[Aim] Check each line of the data below for the word "matplotlib", then extract the ones that have it.

[Provided data]
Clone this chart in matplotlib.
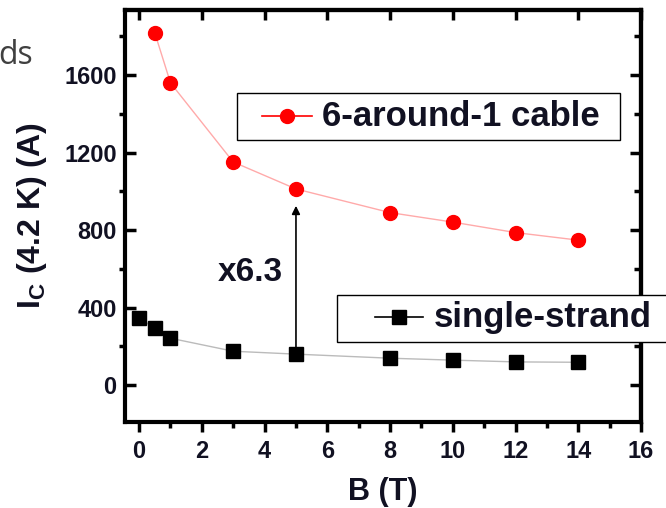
import matplotlib
matplotlib.use("Agg")
import matplotlib.pyplot as plt
from matplotlib.ticker import MultipleLocator, NullLocator
from matplotlib.patches import Rectangle

plt.rcParams['font.family'] = 'Liberation Sans'
plt.rcParams['font.weight'] = 'bold'
plt.rcParams['mathtext.fontset'] = 'custom'
plt.rcParams['mathtext.rm'] = 'Liberation Sans:bold'
plt.rcParams['mathtext.bf'] = 'Liberation Sans:bold'

# critical current vs field
b_cable = [0.5, 1, 3, 5, 8, 10, 12, 14]
ic_cable = [1817, 1559, 1151, 1012, 890, 841, 787, 748]

b_strand = [0, 0.5, 1, 3, 5, 8, 10, 12, 14]
ic_strand = [346, 294, 242, 175, 160, 139, 129, 120, 118]

labels = ['6-around-1 cable', 'single-strand']
ratio_label = "x6.3"
ink = '#111122'

fig = plt.figure(figsize=(6.66, 5.08), dpi=100)
ax = fig.add_axes([0.1877, 0.1693, 0.7748, 0.8110])

ax.plot(b_cable, ic_cable, color='#ffaaaa', lw=1, marker='o', ms=10,
        mfc='#ff0000', mec='#ff0000')
ax.plot(b_strand, ic_strand, color='#bbbbbb', lw=1, marker='s', ms=10,
        mfc='black', mec='black')

ax.annotate('', xy=(b_strand[4], 925), xytext=(b_strand[4], ic_strand[4]),
            arrowprops=dict(arrowstyle='-|>', color='black', lw=1.2,
                            mutation_scale=12, shrinkA=0, shrinkB=0))
ax.text(3.55, 583, ratio_label, fontsize=24, fontweight='bold', color=ink,
        ha='center', va='center')

ax.set_xlim(-0.45, 16)
ax.set_ylim(-190, 1935)

ax.xaxis.set_major_locator(MultipleLocator(2))
ax.xaxis.set_minor_locator(MultipleLocator(1))
ax.yaxis.set_major_locator(MultipleLocator(400))
ax.yaxis.set_minor_locator(MultipleLocator(200))

for s in ax.spines.values():
    s.set_linewidth(3)

ax.tick_params(axis='x', which='major', direction='out', length=7, width=2.5,
               labelsize=17, colors='black', labelcolor=ink, pad=6)
ax.tick_params(axis='x', which='minor', direction='out', length=4.5, width=2.5)
ax.tick_params(axis='y', which='major', direction='in', length=8, width=2.5,
               labelsize=17, colors='black', labelcolor=ink, pad=6)
ax.tick_params(axis='y', which='minor', direction='out', length=4, width=2.5)

top = ax.secondary_xaxis('top')
top.xaxis.set_major_locator(MultipleLocator(2))
top.xaxis.set_minor_locator(NullLocator())
top.tick_params(which='major', direction='in', length=7, width=2.5, labeltop=False)
top.spines['top'].set_linewidth(3)

right = ax.secondary_yaxis('right')
right.yaxis.set_major_locator(MultipleLocator(400))
right.yaxis.set_minor_locator(MultipleLocator(200))
right.tick_params(which='major', direction='in', length=8, width=2.5, labelright=False)
right.tick_params(which='minor', direction='in', length=5, width=2.5)
right.spines['right'].set_linewidth(3)

ax.set_xlabel('B (T)', fontsize=22, fontweight='bold', color=ink, labelpad=10)
ax.set_ylabel(r'I$_\mathregular{C}$ (4.2 K) (A)', fontsize=23, fontweight='bold',
              color=ink, labelpad=11)

# boxed keys, drawn by hand so they can sit over the right spine
def key(box, seg, y, tx, color, marker, text):
    x0, x1, y0, y1 = box
    ax.add_patch(Rectangle((x0, y0), x1 - x0, y1 - y0, transform=ax.transAxes,
                           fc='white', ec='black', lw=1, clip_on=False, zorder=5))
    ax.plot(seg, [y, y], color=color, lw=1.2, transform=ax.transAxes,
            clip_on=False, zorder=6)
    ax.plot([sum(seg) / 2], [y], marker=marker, ms=10, color=color,
            transform=ax.transAxes, clip_on=False, zorder=6)
    ax.text(tx, y, text, fontsize=25, fontweight='bold', color=ink,
            transform=ax.transAxes, ha='left', va='center', zorder=7)

key((0.217, 0.959, 0.684, 0.799), (0.266, 0.362), 0.742, 0.382,
    'red', 'o', labels[0])
key((0.411, 1.06, 0.194, 0.308), (0.484, 0.577), 0.254, 0.599,
    'black', 's', labels[1])

fig.text(-0.002, 0.875, 'ds', fontsize=23, fontweight='normal',
         family='Open Sans', color='#404040', ha='left', va='baseline')

fig.savefig('out.png', dpi=100)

[Exercise response]
Clone this chart in matplotlib.
import matplotlib
matplotlib.use("Agg")
import matplotlib.pyplot as plt
from matplotlib.ticker import MultipleLocator, NullLocator
from matplotlib.patches import Rectangle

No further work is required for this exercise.